┌──

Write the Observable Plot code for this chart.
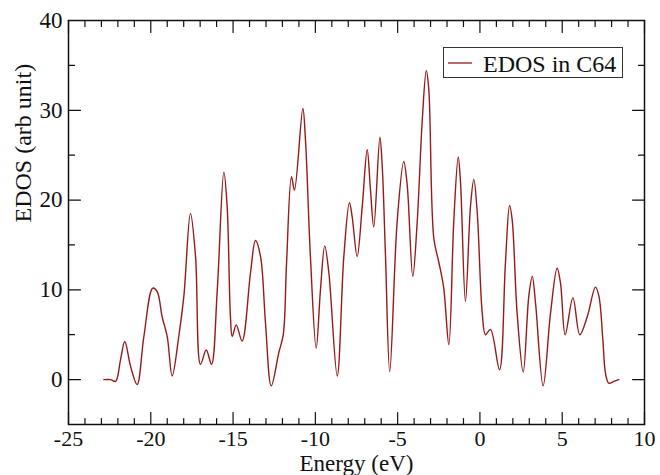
<!DOCTYPE html>
<html>
<head>
<meta charset="utf-8">
<script src="https://cdn.jsdelivr.net/npm/d3@7"></script>
<script src="https://cdn.jsdelivr.net/npm/@observablehq/plot@0.6"></script>
<style>
  html, body { margin: 0; padding: 0; background: #fff; }
  #wrap { position: relative; width: 660px; height: 475px; }
  #legend { position: absolute; left: 443px; top: 47px; width: 180px; height: 31px;
            border: 1px solid #333; background: #fff; box-sizing: border-box; }
</style>
</head>
<body>
<div id="wrap"></div>
<script>
// ---- data ----
const energy = [
  -22.85, -22.45, -22.14, -21.84, -21.58, -21.23, -20.83, -20.42, -19.88, -19.61,
  -19.31, -19.00, -18.70, -18.30, -17.99, -17.59, -17.28, -16.98, -16.63, -16.31,
  -15.96, -15.56, -15.36, -15.16, -15.05, -14.81, -14.45, -13.94, -13.64, -13.33,
  -13.03, -12.68, -12.22, -11.95, -11.75, -11.45, -11.27, -10.76, -10.60, -10.30,
  -9.95, -9.69, -9.43, -9.18, -8.67, -8.27, -7.93, -7.76, -7.46, -7.15,
  -6.85, -6.65, -6.45, -6.08, -5.94, -5.74, -5.48, -5.03, -4.63, -4.42,
  -4.08, -3.81, -3.51, -3.26, -3.11, -2.80, -2.50, -2.20, -1.89, -1.59,
  -1.32, -1.18, -0.88, -0.57, -0.37, -0.16, 0.14, 0.34, 0.64, 1.19,
  1.55, 1.80, 1.96, 2.26, 2.63, 2.97, 3.18, 3.38, 3.84, 4.29,
  4.69, 4.90, 5.18, 5.65, 6.07, 6.52, 7.02, 7.23, 7.47, 7.63,
  7.83, 8.14, 8.44
];
const edos = [
  0.0, 0.0, -0.2, 2.2, 4.25, 1.5, -0.55, 4.8, 10.2, 9.8,
  7.0, 4.8, 0.4, 4.8, 9.3, 18.5, 13.7, 1.7, 3.3, 1.7,
  10.0, 23.1, 19.3, 7.0, 4.8, 6.1, 4.3, 11.9, 15.5, 13.7,
  6.3, -0.7, 3.0, 5.0, 13.0, 22.6, 21.1, 30.2, 26.7, 13.7,
  3.5, 10.0, 14.9, 11.9, 0.4, 13.7, 19.7, 18.1, 13.7, 19.3,
  25.6, 21.1, 17.0, 27.0, 23.9, 13.9, 0.9, 17.6, 24.3, 21.7,
  11.5, 17.6, 28.7, 34.4, 32.4, 15.7, 13.1, 10.2, 3.9, 17.6,
  24.8, 22.0, 8.7, 19.4, 22.3, 18.5, 7.4, 5.0, 5.6, 1.1,
  13.0, 19.4, 17.8, 7.4, 0.85, 9.3, 11.5, 8.5, -0.7, 7.4,
  12.4, 10.7, 5.0, 9.1, 5.0, 7.0, 10.3, 9.3, 4.4, 0.7,
  -0.4, -0.2, 0.0
];
const xDomain = [-25, 10];
const yDomain = [-5, 40];
const xMajorTicks = [-25, -20, -15, -10, -5, 0, 5, 10];
const xMinorTicks = d3.range(-24, 10).filter(v => v % 5 !== 0);
const yMajorTicks = [0, 10, 20, 30, 40];
const yMinorTicks = [5, 15, 25, 35];
const seriesName = "EDOS in C64";
const xLabel = "Energy (eV)";
const yLabel = "EDOS (arb unit)";

const rows = energy.map((e, i) => ({energy: e, edos: edos[i]}));

const lineColor = "#971a1a";
const ink = "#111";
const serif = "'Liberation Serif', 'Times New Roman', serif";
const tickShape = { draw(context, l) { context.moveTo(0, 0); context.lineTo(0, -l); } };
const ticks = (data, opts, len) => Plot.vector(data, {
  ...opts, length: len, anchor: "start", shape: tickShape, stroke: ink, strokeWidth: 1.2
});

const chart = Plot.plot({
  width: 660,
  height: 475,
  marginLeft: 68,
  marginRight: 16,
  marginTop: 20,
  marginBottom: 51,
  style: {fontFamily: serif, color: ink, background: "#fff"},
  x: {domain: xDomain},
  y: {domain: yDomain},
  marks: [
    Plot.line(rows, {x: "energy", y: "edos", curve: "catmull-rom", stroke: lineColor, strokeWidth: 1.4}),
    // inward ticks on all four sides
    ticks(xMajorTicks, {x: d => d, frameAnchor: "bottom", rotate: 0}, 12),
    ticks(xMinorTicks, {x: d => d, frameAnchor: "bottom", rotate: 0}, 6),
    ticks(xMajorTicks, {x: d => d, frameAnchor: "top", rotate: 180}, 12),
    ticks(xMinorTicks, {x: d => d, frameAnchor: "top", rotate: 180}, 6),
    ticks(yMajorTicks, {y: d => d, frameAnchor: "left", rotate: 90}, 12),
    ticks(yMinorTicks, {y: d => d, frameAnchor: "left", rotate: 90}, 6),
    ticks(yMajorTicks, {y: d => d, frameAnchor: "right", rotate: -90}, 12),
    ticks(yMinorTicks, {y: d => d, frameAnchor: "right", rotate: -90}, 6),
    Plot.axisX({ticks: xMajorTicks, tickSize: 0, tickPadding: 6, tickFormat: d => String(d), fontSize: 22, label: null}),
    Plot.axisY({ticks: yMajorTicks, tickSize: 0, tickPadding: 6, tickFormat: d => String(d), fontSize: 23, label: null}),
    Plot.text([xLabel], {frameAnchor: "bottom", dy: 46, lineAnchor: "bottom", fontSize: 23, fill: ink}),
    Plot.text([yLabel], {frameAnchor: "left", dx: -45, rotate: -90, lineAnchor: "middle", fontSize: 24, fill: ink}),
    Plot.frame({stroke: ink, strokeWidth: 1.5})
  ]
});

const wrap = document.getElementById("wrap");
wrap.appendChild(chart);

// legend box inside the plot area
const legend = document.createElement("div");
legend.id = "legend";
legend.innerHTML = `<svg width="178" height="29" style="position:absolute;left:0;top:0">
  <line x1="4" x2="28" y1="15" y2="15" stroke="${lineColor}" stroke-width="1.3"></line>
  <text x="39" y="24" font-family="${serif.replace(/"/g, '')}" font-size="24" fill="${ink}">${seriesName}</text>
</svg>`;
wrap.appendChild(legend);
</script>
</body>
</html>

└──

## STATED GOAL
Looking at the data above, show all lines where the word "chart" occurs.

## ANSWER FOR THE TASK
Write the Observable Plot code for this chart.
const chart = Plot.plot({
wrap.appendChild(chart);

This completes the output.